THE REQUEST: Extract every entry word for word. Skip the pictures.

==== DATA FOR THE TASK

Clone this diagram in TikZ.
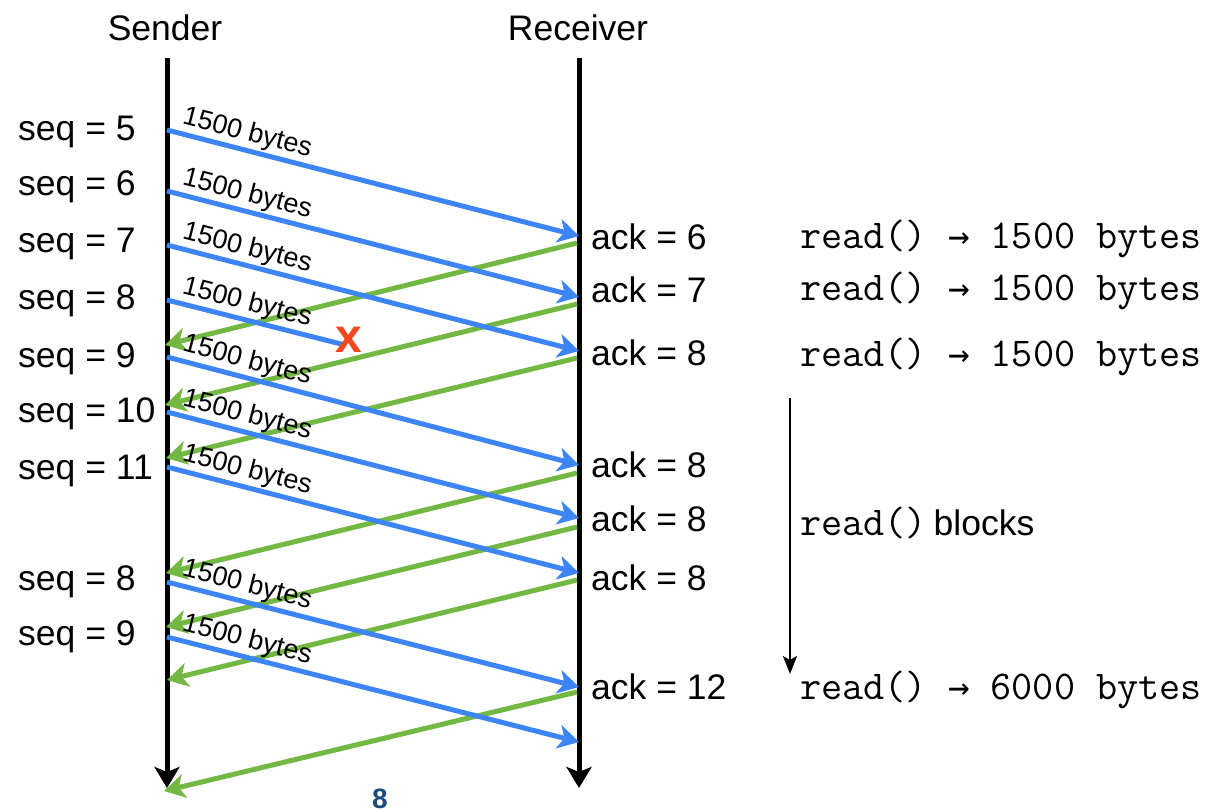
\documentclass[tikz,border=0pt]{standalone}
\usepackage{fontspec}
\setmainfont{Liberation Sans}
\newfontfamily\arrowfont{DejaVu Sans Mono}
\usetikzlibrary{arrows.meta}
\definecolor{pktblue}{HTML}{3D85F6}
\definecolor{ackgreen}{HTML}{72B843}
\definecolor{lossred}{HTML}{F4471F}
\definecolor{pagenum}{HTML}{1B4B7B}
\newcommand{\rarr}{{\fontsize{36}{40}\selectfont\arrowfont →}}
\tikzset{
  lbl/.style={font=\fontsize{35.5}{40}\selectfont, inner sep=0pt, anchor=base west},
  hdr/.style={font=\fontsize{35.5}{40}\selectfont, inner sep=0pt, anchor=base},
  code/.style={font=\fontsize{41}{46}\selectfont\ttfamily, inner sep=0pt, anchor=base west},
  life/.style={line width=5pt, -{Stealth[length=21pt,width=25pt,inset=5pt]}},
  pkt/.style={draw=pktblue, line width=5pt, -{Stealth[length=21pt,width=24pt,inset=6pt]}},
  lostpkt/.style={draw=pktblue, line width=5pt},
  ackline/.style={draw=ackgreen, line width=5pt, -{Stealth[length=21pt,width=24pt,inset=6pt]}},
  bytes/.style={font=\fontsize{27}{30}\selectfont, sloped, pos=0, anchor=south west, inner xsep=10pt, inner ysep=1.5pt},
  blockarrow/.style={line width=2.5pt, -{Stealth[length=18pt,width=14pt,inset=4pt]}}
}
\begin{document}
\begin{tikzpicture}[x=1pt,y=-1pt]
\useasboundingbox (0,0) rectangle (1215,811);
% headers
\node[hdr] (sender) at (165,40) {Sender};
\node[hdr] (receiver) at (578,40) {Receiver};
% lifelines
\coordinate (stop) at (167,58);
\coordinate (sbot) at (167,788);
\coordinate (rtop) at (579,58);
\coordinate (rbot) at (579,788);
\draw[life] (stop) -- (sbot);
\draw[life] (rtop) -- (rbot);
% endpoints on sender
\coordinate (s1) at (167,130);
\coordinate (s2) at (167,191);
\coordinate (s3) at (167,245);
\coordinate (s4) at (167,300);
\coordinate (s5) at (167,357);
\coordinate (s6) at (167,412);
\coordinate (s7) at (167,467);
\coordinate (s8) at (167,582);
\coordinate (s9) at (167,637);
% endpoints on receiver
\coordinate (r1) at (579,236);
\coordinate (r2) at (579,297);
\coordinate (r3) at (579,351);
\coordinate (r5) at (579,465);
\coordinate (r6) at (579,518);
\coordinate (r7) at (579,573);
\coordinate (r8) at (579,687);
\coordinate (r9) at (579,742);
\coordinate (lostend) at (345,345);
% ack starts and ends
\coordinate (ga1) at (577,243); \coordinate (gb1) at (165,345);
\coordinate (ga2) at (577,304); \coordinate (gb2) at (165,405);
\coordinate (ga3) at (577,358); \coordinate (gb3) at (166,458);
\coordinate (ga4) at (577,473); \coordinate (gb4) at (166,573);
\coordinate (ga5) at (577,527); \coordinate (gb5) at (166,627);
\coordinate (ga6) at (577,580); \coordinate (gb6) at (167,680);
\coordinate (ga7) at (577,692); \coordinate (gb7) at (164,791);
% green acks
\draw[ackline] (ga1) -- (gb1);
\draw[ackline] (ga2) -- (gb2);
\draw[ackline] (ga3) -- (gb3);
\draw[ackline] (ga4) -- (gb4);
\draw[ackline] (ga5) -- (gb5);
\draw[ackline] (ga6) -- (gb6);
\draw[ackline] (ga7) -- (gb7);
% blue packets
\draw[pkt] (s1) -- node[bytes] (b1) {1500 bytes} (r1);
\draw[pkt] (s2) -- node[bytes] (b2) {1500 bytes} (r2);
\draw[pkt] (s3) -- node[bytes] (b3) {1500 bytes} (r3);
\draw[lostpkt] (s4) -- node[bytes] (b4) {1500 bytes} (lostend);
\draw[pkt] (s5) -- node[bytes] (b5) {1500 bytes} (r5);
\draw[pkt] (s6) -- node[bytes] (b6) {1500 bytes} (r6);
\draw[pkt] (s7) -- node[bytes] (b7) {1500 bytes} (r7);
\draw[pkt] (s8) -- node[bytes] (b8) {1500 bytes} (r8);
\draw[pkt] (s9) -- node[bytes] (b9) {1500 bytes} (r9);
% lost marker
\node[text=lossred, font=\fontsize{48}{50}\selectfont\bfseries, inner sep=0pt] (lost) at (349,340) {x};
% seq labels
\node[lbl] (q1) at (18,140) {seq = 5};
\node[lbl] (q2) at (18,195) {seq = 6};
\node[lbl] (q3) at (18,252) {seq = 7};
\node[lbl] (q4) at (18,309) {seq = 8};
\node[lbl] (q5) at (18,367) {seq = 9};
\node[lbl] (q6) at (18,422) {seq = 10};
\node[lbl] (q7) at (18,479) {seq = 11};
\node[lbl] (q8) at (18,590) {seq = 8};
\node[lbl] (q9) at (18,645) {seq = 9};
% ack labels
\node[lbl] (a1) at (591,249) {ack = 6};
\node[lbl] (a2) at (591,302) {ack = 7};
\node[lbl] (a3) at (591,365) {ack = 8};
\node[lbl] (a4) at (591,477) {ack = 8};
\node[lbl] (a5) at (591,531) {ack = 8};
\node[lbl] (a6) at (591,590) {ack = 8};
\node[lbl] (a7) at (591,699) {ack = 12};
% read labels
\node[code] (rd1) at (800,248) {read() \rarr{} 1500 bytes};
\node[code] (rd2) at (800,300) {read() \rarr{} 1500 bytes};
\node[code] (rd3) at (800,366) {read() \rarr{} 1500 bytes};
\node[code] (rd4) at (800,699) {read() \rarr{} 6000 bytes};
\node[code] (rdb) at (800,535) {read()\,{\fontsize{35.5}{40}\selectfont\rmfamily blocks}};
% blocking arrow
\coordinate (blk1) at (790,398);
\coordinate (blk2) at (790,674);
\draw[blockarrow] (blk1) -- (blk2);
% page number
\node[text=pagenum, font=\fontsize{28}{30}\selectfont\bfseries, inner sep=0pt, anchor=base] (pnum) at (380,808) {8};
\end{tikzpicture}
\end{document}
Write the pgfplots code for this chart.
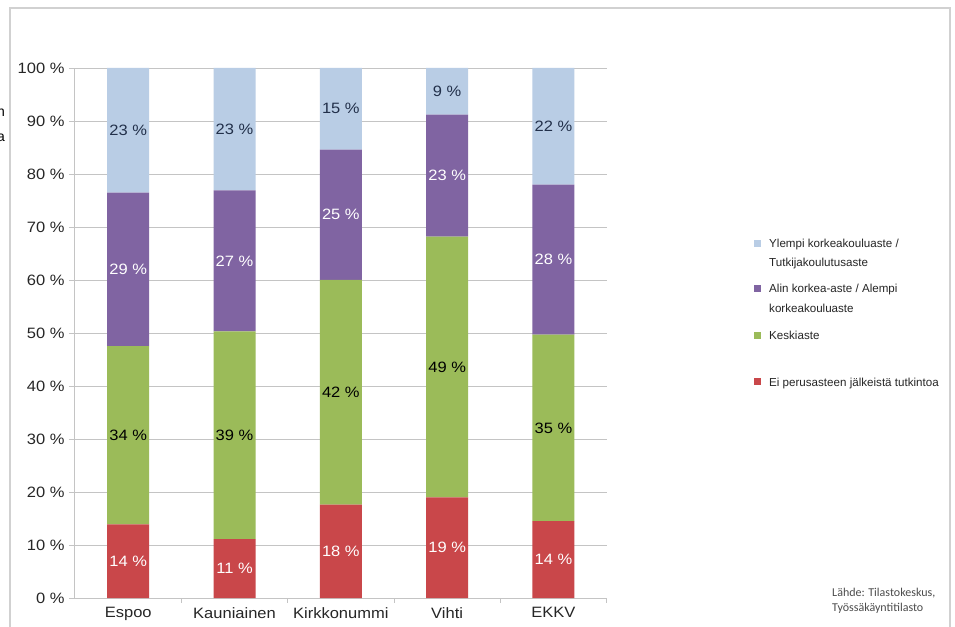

========

COMPLETE ANSWER:
Clone this diagram in TikZ.
\documentclass[tikz,border=0pt]{standalone}
\usepackage{fontspec}
\setmainfont{Liberation Sans}
\newfontfamily\arrowfont{DejaVu Sans Mono}
\usetikzlibrary{arrows.meta}
\definecolor{pktblue}{HTML}{3D85F6}
\definecolor{ackgreen}{HTML}{72B843}
\definecolor{lossred}{HTML}{F4471F}
\definecolor{pagenum}{HTML}{1B4B7B}
\newcommand{\rarr}{{\fontsize{36}{40}\selectfont\arrowfont →}}
\tikzset{
  lbl/.style={font=\fontsize{35.5}{40}\selectfont, inner sep=0pt, anchor=base west},
  hdr/.style={font=\fontsize{35.5}{40}\selectfont, inner sep=0pt, anchor=base},
  code/.style={font=\fontsize{41}{46}\selectfont\ttfamily, inner sep=0pt, anchor=base west},
  life/.style={line width=5pt, -{Stealth[length=21pt,width=25pt,inset=5pt]}},
  pkt/.style={draw=pktblue, line width=5pt, -{Stealth[length=21pt,width=24pt,inset=6pt]}},
  lostpkt/.style={draw=pktblue, line width=5pt},
  ackline/.style={draw=ackgreen, line width=5pt, -{Stealth[length=21pt,width=24pt,inset=6pt]}},
  bytes/.style={font=\fontsize{27}{30}\selectfont, sloped, pos=0, anchor=south west, inner xsep=10pt, inner ysep=1.5pt},
  blockarrow/.style={line width=2.5pt, -{Stealth[length=18pt,width=14pt,inset=4pt]}}
}
\begin{document}
\begin{tikzpicture}[x=1pt,y=-1pt]
\useasboundingbox (0,0) rectangle (1215,811);
% headers
\node[hdr] (sender) at (165,40) {Sender};
\node[hdr] (receiver) at (578,40) {Receiver};
% lifelines
\coordinate (stop) at (167,58);
\coordinate (sbot) at (167,788);
\coordinate (rtop) at (579,58);
\coordinate (rbot) at (579,788);
\draw[life] (stop) -- (sbot);
\draw[life] (rtop) -- (rbot);
% endpoints on sender
\coordinate (s1) at (167,130);
\coordinate (s2) at (167,191);
\coordinate (s3) at (167,245);
\coordinate (s4) at (167,300);
\coordinate (s5) at (167,357);
\coordinate (s6) at (167,412);
\coordinate (s7) at (167,467);
\coordinate (s8) at (167,582);
\coordinate (s9) at (167,637);
% endpoints on receiver
\coordinate (r1) at (579,236);
\coordinate (r2) at (579,297);
\coordinate (r3) at (579,351);
\coordinate (r5) at (579,465);
\coordinate (r6) at (579,518);
\coordinate (r7) at (579,573);
\coordinate (r8) at (579,687);
\coordinate (r9) at (579,742);
\coordinate (lostend) at (345,345);
% ack starts and ends
\coordinate (ga1) at (577,243); \coordinate (gb1) at (165,345);
\coordinate (ga2) at (577,304); \coordinate (gb2) at (165,405);
\coordinate (ga3) at (577,358); \coordinate (gb3) at (166,458);
\coordinate (ga4) at (577,473); \coordinate (gb4) at (166,573);
\coordinate (ga5) at (577,527); \coordinate (gb5) at (166,627);
\coordinate (ga6) at (577,580); \coordinate (gb6) at (167,680);
\coordinate (ga7) at (577,692); \coordinate (gb7) at (164,791);
% green acks
\draw[ackline] (ga1) -- (gb1);
\draw[ackline] (ga2) -- (gb2);
\draw[ackline] (ga3) -- (gb3);
\draw[ackline] (ga4) -- (gb4);
\draw[ackline] (ga5) -- (gb5);
\draw[ackline] (ga6) -- (gb6);
\draw[ackline] (ga7) -- (gb7);
% blue packets
\draw[pkt] (s1) -- node[bytes] (b1) {1500 bytes} (r1);
\draw[pkt] (s2) -- node[bytes] (b2) {1500 bytes} (r2);
\draw[pkt] (s3) -- node[bytes] (b3) {1500 bytes} (r3);
\draw[lostpkt] (s4) -- node[bytes] (b4) {1500 bytes} (lostend);
\draw[pkt] (s5) -- node[bytes] (b5) {1500 bytes} (r5);
\draw[pkt] (s6) -- node[bytes] (b6) {1500 bytes} (r6);
\draw[pkt] (s7) -- node[bytes] (b7) {1500 bytes} (r7);
\draw[pkt] (s8) -- node[bytes] (b8) {1500 bytes} (r8);
\draw[pkt] (s9) -- node[bytes] (b9) {1500 bytes} (r9);
% lost marker
\node[text=lossred, font=\fontsize{48}{50}\selectfont\bfseries, inner sep=0pt] (lost) at (349,340) {x};
% seq labels
\node[lbl] (q1) at (18,140) {seq = 5};
\node[lbl] (q2) at (18,195) {seq = 6};
\node[lbl] (q3) at (18,252) {seq = 7};
\node[lbl] (q4) at (18,309) {seq = 8};
\node[lbl] (q5) at (18,367) {seq = 9};
\node[lbl] (q6) at (18,422) {seq = 10};
\node[lbl] (q7) at (18,479) {seq = 11};
\node[lbl] (q8) at (18,590) {seq = 8};
\node[lbl] (q9) at (18,645) {seq = 9};
% ack labels
\node[lbl] (a1) at (591,249) {ack = 6};
\node[lbl] (a2) at (591,302) {ack = 7};
\node[lbl] (a3) at (591,365) {ack = 8};
\node[lbl] (a4) at (591,477) {ack = 8};
\node[lbl] (a5) at (591,531) {ack = 8};
\node[lbl] (a6) at (591,590) {ack = 8};
\node[lbl] (a7) at (591,699) {ack = 12};
% read labels
\node[code] (rd1) at (800,248) {read() \rarr{} 1500 bytes};
\node[code] (rd2) at (800,300) {read() \rarr{} 1500 bytes};
\node[code] (rd3) at (800,366) {read() \rarr{} 1500 bytes};
\node[code] (rd4) at (800,699) {read() \rarr{} 6000 bytes};
\node[code] (rdb) at (800,535) {read()\,{\fontsize{35.5}{40}\selectfont\rmfamily blocks}};
% blocking arrow
\coordinate (blk1) at (790,398);
\coordinate (blk2) at (790,674);
\draw[blockarrow] (blk1) -- (blk2);
% page number
\node[text=pagenum, font=\fontsize{28}{30}\selectfont\bfseries, inner sep=0pt, anchor=base] (pnum) at (380,808) {8};
\end{tikzpicture}
\end{document}
Write the pgfplots code for this chart.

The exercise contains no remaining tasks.